§ **TASK TO CARRY OUT**
Restate the whole of the material. Keep every word, and drop the pictures.

§ **DATA EXCERPT**
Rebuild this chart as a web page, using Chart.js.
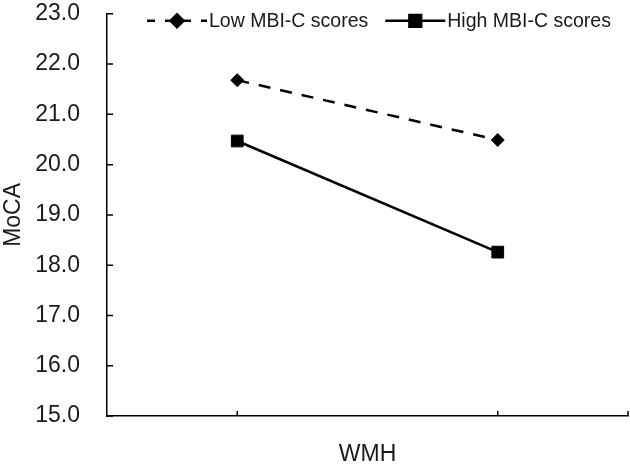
<!DOCTYPE html>
<html>
<head>
<meta charset="utf-8">
<script src="https://cdn.jsdelivr.net/npm/chart.js@4.4.1/dist/chart.umd.min.js"></script>
<style>
  html, body { margin: 0; padding: 0; background: #fff; }
  canvas { display: block; }
</style>
</head>
<body>
<canvas id="chart" width="630" height="468"></canvas>
<script>
// values
const categories = ['', ''];
const lowScores = [21.68, 20.49];
const highScores = [20.47, 18.26];
const seriesNames = ['Low MBI-C scores', 'High MBI-C scores'];
const yMin = 15, yMax = 23, yStep = 1;

const FONT = '"Liberation Sans", Arial, sans-serif';

// ticks pointing into the plot, like the original
const innerTicks = {
    id: 'innerTicks',
    afterDraw(chart) {
        const ctx = chart.ctx;
        const area = chart.chartArea;
        const x = chart.scales.x, y = chart.scales.y;
        ctx.save();
        ctx.strokeStyle = '#000';
        ctx.lineWidth = 1.5;
        ctx.beginPath();
        y.ticks.forEach((t, i) => {
            const py = y.getPixelForTick(i);
            ctx.moveTo(area.left, py);
            ctx.lineTo(area.left + 6, py);
        });
        const xs = categories.map((c, i) => x.getPixelForValue(i));
        xs.push(area.right);
        xs.forEach(px => {
            ctx.moveTo(px, area.bottom);
            ctx.lineTo(px, area.bottom - 5);
        });
        ctx.stroke();
        ctx.restore();
    }
};

// legend with line + marker samples, drawn inside the plot at the top
const lineLegend = {
    id: 'lineLegend',
    afterDraw(chart) {
        const ctx = chart.ctx;
        const area = chart.chartArea;
        let x = area.left + 40;
        const y = area.top + 7;
        ctx.save();
        ctx.font = '19.5px ' + FONT;
        ctx.textBaseline = 'middle';
        chart.data.datasets.forEach(ds => {
            ctx.strokeStyle = '#000';
            ctx.lineWidth = ds.borderWidth;
            ctx.setLineDash(ds.borderDash && ds.borderDash.length ? [8, 10] : []);
            ctx.beginPath();
            ctx.moveTo(x, y);
            ctx.lineTo(x + 60, y);
            ctx.stroke();
            ctx.setLineDash([]);
            ctx.fillStyle = '#000';
            Chart.helpers.drawPoint(ctx, {
                pointStyle: ds.pointStyle,
                radius: ds.pointRadius,
                borderWidth: 1,
                rotation: 0
            }, x + 30, y);
            ctx.fill();
            ctx.fillStyle = '#1a1a1a';
            ctx.fillText(ds.label, x + 62, y + 1);
            x += 62 + ctx.measureText(ds.label).width + 17;
        });
        ctx.restore();
    }
};

new Chart(document.getElementById('chart'), {
    type: 'line',
    data: {
        labels: categories,
        datasets: [{
            label: seriesNames[0],
            data: lowScores,
            borderColor: '#000',
            backgroundColor: '#000',
            borderWidth: 2.5,
            borderDash: [12, 10],
            pointStyle: 'rectRot',
            pointRadius: 6.5,
            pointBorderWidth: 1,
            pointBackgroundColor: '#000',
            tension: 0
        }, {
            label: seriesNames[1],
            data: highScores,
            borderColor: '#000',
            backgroundColor: '#000',
            borderWidth: 2.5,
            pointStyle: 'rect',
            pointRadius: 8.3,
            pointBorderWidth: 1,
            pointBackgroundColor: '#000',
            tension: 0
        }]
    },
    options: {
        responsive: false,
        animation: false,
        devicePixelRatio: 1,
        layout: { autoPadding: false, padding: { top: 10, right: 2, bottom: 0, left: 0 } },
        plugins: {
            legend: { display: false },
            tooltip: { enabled: false }
        },
        scales: {
            x: {
                offset: true,
                grid: { display: false, drawTicks: false },
                border: { display: true, color: '#000', width: 1.5 },
                ticks: { display: false, padding: 0 },
                title: {
                    display: true,
                    text: 'WMH',
                    color: '#1a1a1a',
                    font: { family: FONT, size: 23 },
                    padding: { top: 0, bottom: 0 }
                },
                afterFit: s => { s.height = 52; }
            },
            y: {
                min: yMin,
                max: yMax,
                // invisible tick marks only push the labels away from the axis
                grid: { display: true, drawOnChartArea: false, drawTicks: true, tickLength: 27, color: 'rgba(0,0,0,0)' },
                border: { display: true, color: '#000', width: 1.5 },
                ticks: {
                    stepSize: yStep,
                    padding: 0,
                    color: '#1a1a1a',
                    font: { family: FONT, size: 23 },
                    callback: v => v.toFixed(1)
                },
                title: {
                    display: true,
                    text: 'MoCA',
                    color: '#1a1a1a',
                    font: { family: FONT, size: 23 },
                    padding: { top: 0, bottom: 0 }
                },
                afterFit: s => { s.width = 107; }
            }
        }
    },
    plugins: [innerTicks, lineLegend]
});
</script>
</body>
</html>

§ **ANSWER TO THE EXERCISE**
Rebuild this chart as a web page, using Chart.js.
<!DOCTYPE html>
<html>
<head>
<meta charset="utf-8">
<script src="https://cdn.jsdelivr.net/npm/chart.js@4.4.1/dist/chart.umd.min.js"></script>
<style>
  html, body { margin: 0; padding: 0; background: #fff; }
  canvas { display: block; }
</style>
</head>
<body>
<canvas id="chart" width="630" height="468"></canvas>
<script>
// values
const categories = ['', ''];
const lowScores = [21.68, 20.49];
const highScores = [20.47, 18.26];
const seriesNames = ['Low MBI-C scores', 'High MBI-C scores'];
const yMin = 15, yMax = 23, yStep = 1;

const FONT = '"Liberation Sans", Arial, sans-serif';

// ticks pointing into the plot, like the original
const innerTicks = {
    id: 'innerTicks',
    afterDraw(chart) {
        const ctx = chart.ctx;
        const area = chart.chartArea;
        const x = chart.scales.x, y = chart.scales.y;
        ctx.save();
        ctx.strokeStyle = '#000';
        ctx.lineWidth = 1.5;
        ctx.beginPath();
        y.ticks.forEach((t, i) => {
            const py = y.getPixelForTick(i);
            ctx.moveTo(area.left, py);
            ctx.lineTo(area.left + 6, py);
        });
        const xs = categories.map((c, i) => x.getPixelForValue(i));
        xs.push(area.right);
        xs.forEach(px => {
            ctx.moveTo(px, area.bottom);
            ctx.lineTo(px, area.bottom - 5);
        });
        ctx.stroke();
        ctx.restore();
    }
};

// legend with line + marker samples, drawn inside the plot at the top
const lineLegend = {
    id: 'lineLegend',
    afterDraw(chart) {
        const ctx = chart.ctx;
        const area = chart.chartArea;
        let x = area.left + 40;
        const y = area.top + 7;
        ctx.save();
        ctx.font = '19.5px ' + FONT;
        ctx.textBaseline = 'middle';
        chart.data.datasets.forEach(ds => {
            ctx.strokeStyle = '#000';
            ctx.lineWidth = ds.borderWidth;
            ctx.setLineDash(ds.borderDash && ds.borderDash.length ? [8, 10] : []);
            ctx.beginPath();
            ctx.moveTo(x, y);
            ctx.lineTo(x + 60, y);
            ctx.stroke();
            ctx.setLineDash([]);
            ctx.fillStyle = '#000';
            Chart.helpers.drawPoint(ctx, {
                pointStyle: ds.pointStyle,
                radius: ds.pointRadius,
                borderWidth: 1,
                rotation: 0
            }, x + 30, y);
            ctx.fill();
            ctx.fillStyle = '#1a1a1a';
            ctx.fillText(ds.label, x + 62, y + 1);
            x += 62 + ctx.measureText(ds.label).width + 17;
        });
        ctx.restore();
    }
};

new Chart(document.getElementById('chart'), {
    type: 'line',
    data: {
        labels: categories,
        datasets: [{
            label: seriesNames[0],
            data: lowScores,
            borderColor: '#000',
            backgroundColor: '#000',
            borderWidth: 2.5,
            borderDash: [12, 10],
            pointStyle: 'rectRot',
            pointRadius: 6.5,
            pointBorderWidth: 1,
            pointBackgroundColor: '#000',
            tension: 0
        }, {
            label: seriesNames[1],
            data: highScores,
            borderColor: '#000',
            backgroundColor: '#000',
            borderWidth: 2.5,
            pointStyle: 'rect',
            pointRadius: 8.3,
            pointBorderWidth: 1,
            pointBackgroundColor: '#000',
            tension: 0
        }]
    },
    options: {
        responsive: false,
        animation: false,
        devicePixelRatio: 1,
        layout: { autoPadding: false, padding: { top: 10, right: 2, bottom: 0, left: 0 } },
        plugins: {
            legend: { display: false },
            tooltip: { enabled: false }
        },
        scales: {
            x: {
                offset: true,
                grid: { display: false, drawTicks: false },
                border: { display: true, color: '#000', width: 1.5 },
                ticks: { display: false, padding: 0 },
                title: {
                    display: true,
                    text: 'WMH',
                    color: '#1a1a1a',
                    font: { family: FONT, size: 23 },
                    padding: { top: 0, bottom: 0 }
                },
                afterFit: s => { s.height = 52; }
            },
            y: {
                min: yMin,
                max: yMax,
                // invisible tick marks only push the labels away from the axis
                grid: { display: true, drawOnChartArea: false, drawTicks: true, tickLength: 27, color: 'rgba(0,0,0,0)' },
                border: { display: true, color: '#000', width: 1.5 },
                ticks: {
                    stepSize: yStep,
                    padding: 0,
                    color: '#1a1a1a',
                    font: { family: FONT, size: 23 },
                    callback: v => v.toFixed(1)
                },
                title: {
                    display: true,
                    text: 'MoCA',
                    color: '#1a1a1a',
                    font: { family: FONT, size: 23 },
                    padding: { top: 0, bottom: 0 }
                },
                afterFit: s => { s.width = 107; }
            }
        }
    },
    plugins: [innerTicks, lineLegend]
});
</script>
</body>
</html>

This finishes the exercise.